Le contexte politique actuel : Tshisekedi est-il mieux placé que Kabila ?

Cependant, certains analystes estiment que le contexte politique actuel est plus favorable à Tshisekedi qu’il ne l’était pour Kabila. D’après Yvon Muya, auteur de La Révolution congolaise : Kabila, la rue et l’alternance, Félix Tshisekedi bénéficie d’un environnement moins agité. Contrairement à Joseph Kabila, qui faisait face à une opposition politique unie et à des mouvements citoyens puissants, Tshisekedi dispose d’une majorité parlementaire écrasante, avec plus de 95 % des sièges à l’Assemblée nationale et au Sénat. Cette position dominante pourrait lui permettre de mener des réformes sans rencontrer de fortes résistances parlementaires.

Néanmoins, la situation sécuritaire dans l’est du pays reste un défi majeur pour son administration, et pourrait limiter sa capacité à opérer des réformes en profondeur. De plus, la société civile et l’opposition ne semblent pas prêtes à laisser passer une révision de la Constitution sans réagir. Le mouvement citoyen Lutte pour le Changement (Lucha), par exemple, a déjà prévenu qu’il ne tolérerait aucune tentative de prolongation des mandats présidentiels au-delà des deux prévus par la Constitution.

Un débat interne au sein de l’UDPS

Au-delà des critiques externes, la question de la révision constitutionnelle alimente également des tensions au sein du parti présidentiel lui-même. Augustin Kabuya, souvent critiqué pour ses sorties médiatiques controversées, joue un rôle central dans la relance de ce débat. Fidèle parmi les fidèles de Tshisekedi, Kabuya occupe une position stratégique au sein de l’UDPS, et sa loyauté envers le président lui assure une influence considérable. Cependant, ses propos sur la Constitution ont également suscité des remous, même au sein de sa propre formation politique.

Les divisions internes pourraient compliquer davantage la gestion de ce dossier sensible. En mai dernier, lors d’un discours à Bruxelles, Félix Tshisekedi avait lui-même qualifié la Constitution actuelle de « désuète », la décrivant comme un outil conçu pour « avantager les anciens belligérants » lors de la transition post-conflit. Il avait également évoqué la possibilité de revoir le mode de désignation des gouverneurs et de mettre fin au système proportionnel pour les élections législatives, afin de simplifier le processus électoral et l’installation des institutions. Mais jusqu’à présent, aucun acte concret n’a été posé pour entamer cette révision.

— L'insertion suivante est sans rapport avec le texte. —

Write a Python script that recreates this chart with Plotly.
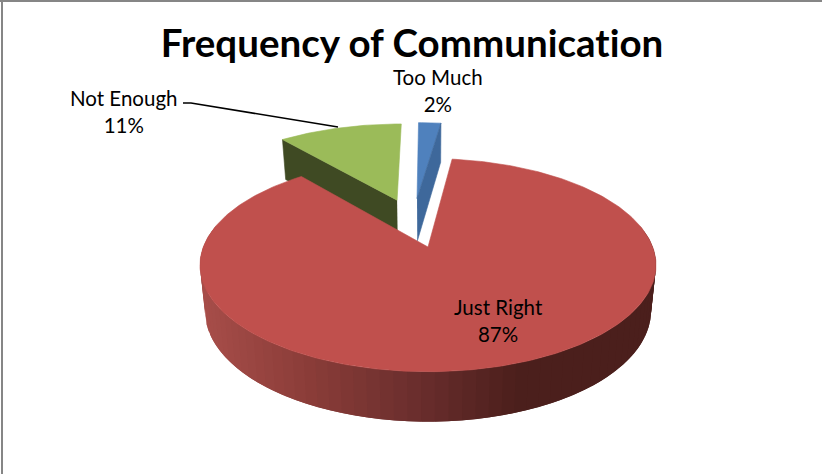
import numpy as np
import plotly.graph_objects as go

# ---- data ----
categories = ["Too Much", "Just Right", "Not Enough"]
percent_values = [2, 87, 11]
chart_title = "Frequency of Communication"

# ---- style / layout (pixel axes 822x474) ----
W, H = 822, 474
CX, CY = 428, 247
KX, KY, PERSP = 224.7, 103.5, 0.17
THICK, THICK_P, BASE_SHRINK = 45, 0.10, 0.978
explode = {"Too Much": (-0.053, 0.51), "Just Right": (0.0, 0.0), "Not Enough": (-0.149, 0.49)}
top_col = {"Too Much": "#4f81bd", "Just Right": "#c0504d", "Not Enough": "#9bbb59"}
side_col = {"Too Much": "#3e689b", "Not Enough": "#3f4a23"}
grad_x = [200, 300, 420, 520, 660]
grad_rgb = np.array([[168, 78, 74], [141, 62, 58], [106, 46, 45], [75, 31, 28], [75, 31, 28]])
label_pos = {"Too Much": (438, 90), "Just Right": (498, 320), "Not Enough": (124, 111)}
leader_x = [183, 191, 338]
leader_y = [103, 103, 127]
FONT = "Lato"


def project(X, Y, base=False):
    X, Y = np.asarray(X, float), np.asarray(Y, float)
    d = 1 + PERSP * Y
    sx = CX + KX * X / d
    sy = CY - KY * Y / d
    if base:
        sx = CX + (sx - CX) * BASE_SHRINK
        sy = sy + THICK / (1 + THICK_P * Y)
    return sx, sy


def poly(xs, ys, color, lw=0.6):
    return go.Scatter(x=list(xs), y=list(ys), mode="lines", fill="toself", fillcolor=color,
                      line=dict(color=color, width=lw), hoverinfo="skip", showlegend=False)


# slice angles, clockwise from 12 o'clock
cum = np.cumsum([0] + percent_values) / sum(percent_values) * 2 * np.pi
angles = {c: (cum[i], cum[i + 1]) for i, c in enumerate(categories)}


def wedge(cat):
    a0, a1 = angles[cat]
    ex, ey = explode[cat]
    t = np.linspace(a0, a1, max(int((a1 - a0) * 60), 8))
    X = np.r_[ex, ex + np.sin(t), ex]
    Y = np.r_[ey, ey + np.cos(t), ey]
    return project(X, Y)


def radial_face(cat, a):
    ex, ey = explode[cat]
    X = np.array([ex, ex + np.sin(a)])
    Y = np.array([ey, ey + np.cos(a)])
    tx, ty = project(X, Y)
    bx, by = project(X, Y, base=True)
    return np.r_[tx, bx[::-1]], np.r_[ty, by[::-1]]


fig = go.Figure()

# Not Enough: side then top
xs, ys = radial_face("Not Enough", angles["Not Enough"][0])
fig.add_trace(poly(xs, ys, side_col["Not Enough"]))
fig.add_trace(poly(*wedge("Not Enough"), top_col["Not Enough"]))

# Too Much: top then side
fig.add_trace(poly(*wedge("Too Much"), top_col["Too Much"]))
xs, ys = radial_face("Too Much", angles["Too Much"][1])
fig.add_trace(poly(xs, ys, side_col["Too Much"]))

# Just Right: shaded rim bands (each overlaps the next, no seams), then top
edges = np.linspace(np.deg2rad(78), np.deg2rad(282), 70)
for i in range(len(edges) - 1):
    t = np.linspace(edges[i], edges[min(i + 2, len(edges) - 1)], 6)
    X, Y = np.sin(t), np.cos(t)
    tx, ty = project(X, Y)
    bx, by = project(X, Y, base=True)
    mx = (project(np.sin(edges[i:i + 2]), np.cos(edges[i:i + 2]))[0]).mean()
    rgb = [int(np.interp(mx, grad_x, grad_rgb[:, k])) for k in range(3)]
    fig.add_trace(poly(np.r_[tx, bx[::-1]], np.r_[ty, by[::-1]], f"rgb({rgb[0]},{rgb[1]},{rgb[2]})", lw=0))
fig.add_trace(poly(*wedge("Just Right"), top_col["Just Right"]))

# leader line
fig.add_trace(go.Scatter(x=leader_x, y=leader_y, mode="lines", line=dict(color="black", width=1.6),
                         hoverinfo="skip", showlegend=False))

for cat, val in zip(categories, percent_values):
    lx, ly = label_pos[cat]
    fig.add_annotation(x=lx, y=ly, text=f"{cat}<br>{val}%", showarrow=False, xref="x", yref="y",
                       font=dict(family=FONT, size=20.5, color="black"), align="center")

fig.update_layout(
    width=W, height=H, autosize=False, margin=dict(l=0, r=0, t=0, b=0),
    paper_bgcolor="white", plot_bgcolor="white", showlegend=False,
    title=dict(text=f"<b>{chart_title}</b>", x=412 / W, xanchor="center", y=1 - 44 / H, yanchor="middle",
               font=dict(family=FONT, size=38.5, color="black")),
    xaxis=dict(range=[0, W], visible=False, fixedrange=True),
    yaxis=dict(range=[H, 0], visible=False, fixedrange=True),
    shapes=[
        dict(type="line", xref="x", yref="y", x0=0, x1=W, y0=1, y1=1, line=dict(color="#868686", width=2)),
        dict(type="line", xref="x", yref="y", x0=2, x1=2, y0=0, y1=H, line=dict(color="#868686", width=2)),
    ],
)
page_fix = ("document.body.style.margin='0';document.body.style.overflow='hidden';"
            "var s=document.createElement('style');"
            "s.textContent='svg text{font-variant-ligatures:none !important;"
            "font-feature-settings:\"liga\" 0,\"clig\" 0,\"calt\" 0 !important;letter-spacing:0.01px !important}';"
            "document.head.appendChild(s);")
fig.write_html("out.html", config={"displayModeBar": False}, post_script=page_fix)
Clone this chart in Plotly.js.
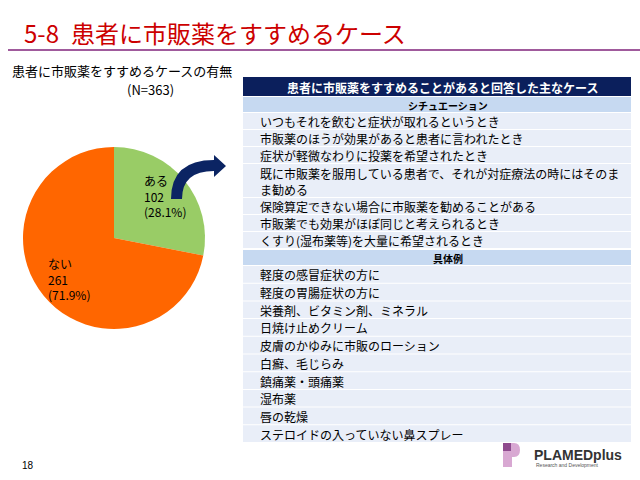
<!DOCTYPE html>
<html><head><meta charset="utf-8">
<script src="https://cdn.plot.ly/plotly-3.0.1.min.js"></script>
<style>html,body{margin:0;padding:0;background:#fff}</style>
</head><body><div id="chart" style="width:640px;height:480px"></div>
<script>
// ---- data ----
const pieLabels = ['ある', 'ない'];
const pieValues = [102, 261];
const pieColors = ['#99CC66', '#FF6600'];
const sampleSize = 363;
const pageNumber = '5-8';
const pageTitle = '患者に市販薬をすすめるケース';
const chartTitle = '患者に市販薬をすすめるケースの有無';
const tableTitle = '患者に市販薬をすすめることがあると回答した主なケース';
const situationHeader = 'シチュエーション';
const situations = [
  'いつもそれを飲むと症状が取れるというとき',
  '市販薬のほうが効果があると患者に言われたとき',
  '症状が軽微なわりに投薬を希望されたとき',
  '既に市販薬を服用している患者で、それが対症療法の時にはそのま<br>ま勧める',
  '保険算定できない場合に市販薬を勧めることがある',
  '市販薬でも効果がほぼ同じと考えられるとき',
  'くすり(湿布薬等)を大量に希望されるとき'
];
const exampleHeader = '具体例';
const examples = [
  '軽度の感冒症状の方に',
  '軽度の胃腸症状の方に',
  '栄養剤、ビタミン剤、ミネラル',
  '日焼け止めクリーム',
  '皮膚のかゆみに市販のローション',
  '白癬、毛じらみ',
  '鎮痛薬・頭痛薬',
  '湿布薬',
  '唇の乾燥',
  'ステロイドの入っていない鼻スプレー'
];

// ---- helpers (pixel -> paper) ----
const W = 640, H = 480;
const X = px => px / W;
const Y = py => 1 - py / H;
const JP = '"Noto Sans CJK JP", "Noto Sans", sans-serif';

const shapes = [];
const annotations = [];
function rect(x0, y0, x1, y1, color) {
  shapes.push({type: 'rect', xref: 'paper', yref: 'paper', x0: X(x0), x1: X(x1), y0: Y(y1), y1: Y(y0),
    fillcolor: color, line: {width: 0}, layer: 'below'});
}
function text(t, x, y, size, color, opts) {
  annotations.push(Object.assign({text: t, xref: 'paper', yref: 'paper', x: X(x), y: Y(y),
    showarrow: false, xanchor: 'left', yanchor: 'middle', align: 'left',
    font: {family: JP, size: size, color: color}}, opts || {}));
}

// page title + rule
text(pageNumber + '\u2002' + pageTitle, 22, 33, 24, '#CC0000');
shapes.push({type: 'line', xref: 'paper', yref: 'paper', x0: X(8), x1: X(640), y0: Y(50), y1: Y(50),
  line: {color: '#A05A9C', width: 2}});
text(chartTitle, 10, 70, 13, '#000');
text('(N=' + sampleSize + ')', 150, 89, 13, '#000', {xanchor: 'center'});

// pie labels
const total = pieValues.reduce((a, b) => a + b, 0);
const lbl = i => pieLabels[i] + '<br>' + pieValues[i] + '<br>(' + (pieValues[i] / total * 100).toFixed(1) + '%)';
text(lbl(0), 142, 196, 12, '#000');
text(lbl(1), 46, 279, 12, '#000');

// arrow
const P = (x, y) => X(x).toFixed(5) + ',' + Y(y).toFixed(5);
shapes.push({type: 'path', xref: 'paper', yref: 'paper',
  path: 'M' + P(171, 199) + ' Q' + P(171, 160) + ' ' + P(214, 160) + ' L' + P(214, 155) + ' L' + P(226, 166) +
        ' L' + P(214, 177) + ' L' + P(214, 171) + ' Q' + P(182, 171) + ' ' + P(182, 199) + ' Z',
  fillcolor: '#0B2463', line: {width: 0}});

// table
const TX0 = 243, TX1 = 631;
rect(TX0, 77, TX1, 96, '#0B1F5C');
text('<b>' + tableTitle + '</b>', 442, 87, 12, '#fff', {xanchor: 'center', align: 'center'});
let y = 97;
function section(t) {
  rect(TX0, y, TX1, y + 15, '#C6D9F1');
  text('<b>' + t + '</b>', 448, y + 8, 10, '#000', {xanchor: 'center', align: 'center'});
  y += 16;
}
function rows(list, unit) {
  list.forEach(t => {
    const n = t.split('<br>').length;
    const h = unit * n - 1;
    rect(TX0, y, TX1, y + h, '#E9EEF8');
    text(t, 258, y + h / 2 + 0.5, 12, '#000');
    y += unit * n;
  });
}
section(situationHeader);
rows(situations, 17);
y += 1;
section(exampleHeader);
rows(examples, 17.7);

// logo
rect(503, 443, 512, 467, '#D8A8D2');
shapes.push({type: 'path', xref: 'paper', yref: 'paper',
  path: 'M' + P(512, 443) + ' L' + P(514, 443) + ' Q' + P(520, 443) + ' ' + P(520, 450) + ' Q' + P(520, 457) + ' ' + P(514, 457) +
        ' L' + P(512, 457) + ' Z', fillcolor: '#D8A8D2', line: {width: 0}});
rect(503, 443, 511, 451, '#8E4A8E');
text('<b>PLAMEDplus</b>', 532, 455, 14, '#333', {font: {family: 'Liberation Sans, Arial, sans-serif', size: 14, color: '#333'}});
text('Research and Development', 534, 465, 5, '#555', {font: {family: 'Liberation Sans, Arial, sans-serif', size: 5, color: '#555'}});
text('18', 20, 465, 10, '#000', {font: {family: 'Liberation Sans, Arial, sans-serif', size: 10, color: '#000'}});

const data = [{
  type: 'pie', labels: pieLabels, values: pieValues, sort: false, direction: 'clockwise', rotation: 0,
  marker: {colors: pieColors, line: {width: 0}}, textinfo: 'none', hoverinfo: 'label+value+percent',
  domain: {x: [X(23), X(205)], y: [Y(329), Y(147)]}, showlegend: false
}];
const layout = {
  width: W, height: H, margin: {l: 0, r: 0, t: 0, b: 0},
  paper_bgcolor: '#fff', plot_bgcolor: '#fff', showlegend: false,
  shapes: shapes, annotations: annotations
};
Plotly.newPlot('chart', data, layout, {displayModeBar: false, staticPlot: true});
</script></body></html>
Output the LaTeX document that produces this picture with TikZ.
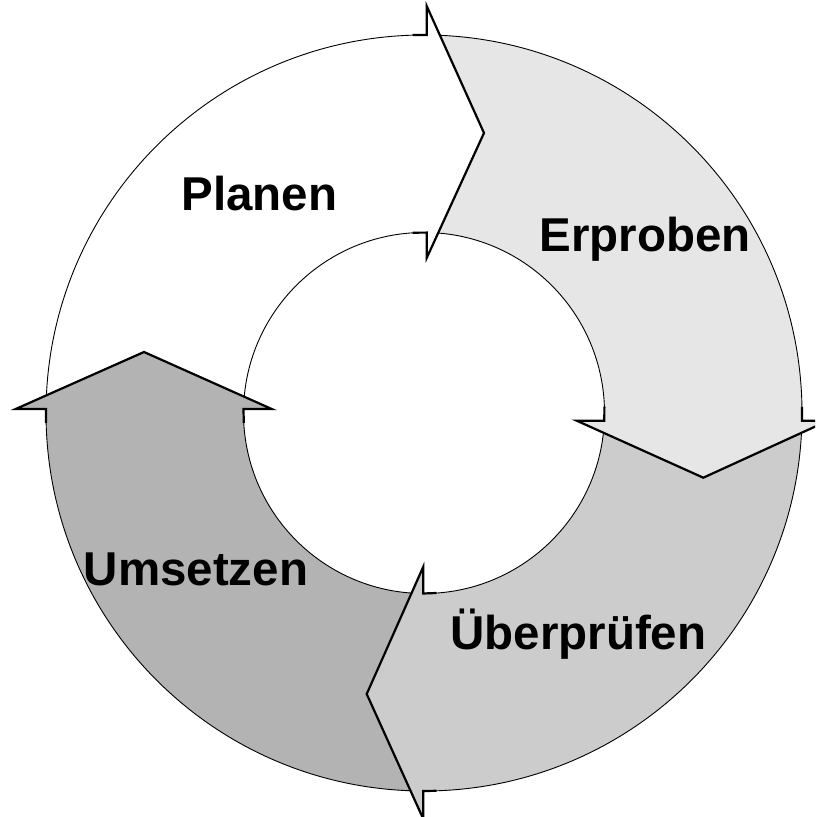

Quelles perspectives pour l’avenir ?

Alors que les discussions sur une révision constitutionnelle continuent de diviser l’opinion, Félix Tshisekedi se trouve à un carrefour décisif pour l’avenir de la RDC. S’il décide de franchir le Rubicon et d’aller de l’avant avec cette réforme, il devra affronter non seulement l’opposition politique et la société civile, mais aussi gérer les tensions internes à son propre parti. Toutefois, s’il renonce à cette révision, il risque de perdre une occasion de moderniser le cadre juridique du pays, mais aussi de renforcer son contrôle sur le pouvoir.

La question reste donc ouverte : Félix Tshisekedi choisira-t-il de respecter les verrous constitutionnels en place, ou tentera-t-il de redéfinir les règles du jeu politique en RDC ? Quoi qu’il en soit, la révision de la Constitution, si elle a lieu, marquera un tournant dans l’histoire politique de la RDC, avec des conséquences durables pour sa gouvernance démocratique.


Ce débat sur la révision de la Constitution en RDC est bien plus qu’une question technique. Il touche au cœur des dynamiques de pouvoir et à l’avenir de la démocratie congolaise. Alors que le président Tshisekedi amorce son second mandat, le choix qu’il fera concernant cette réforme déterminera non seulement son propre héritage politique, mais aussi l’avenir du pays.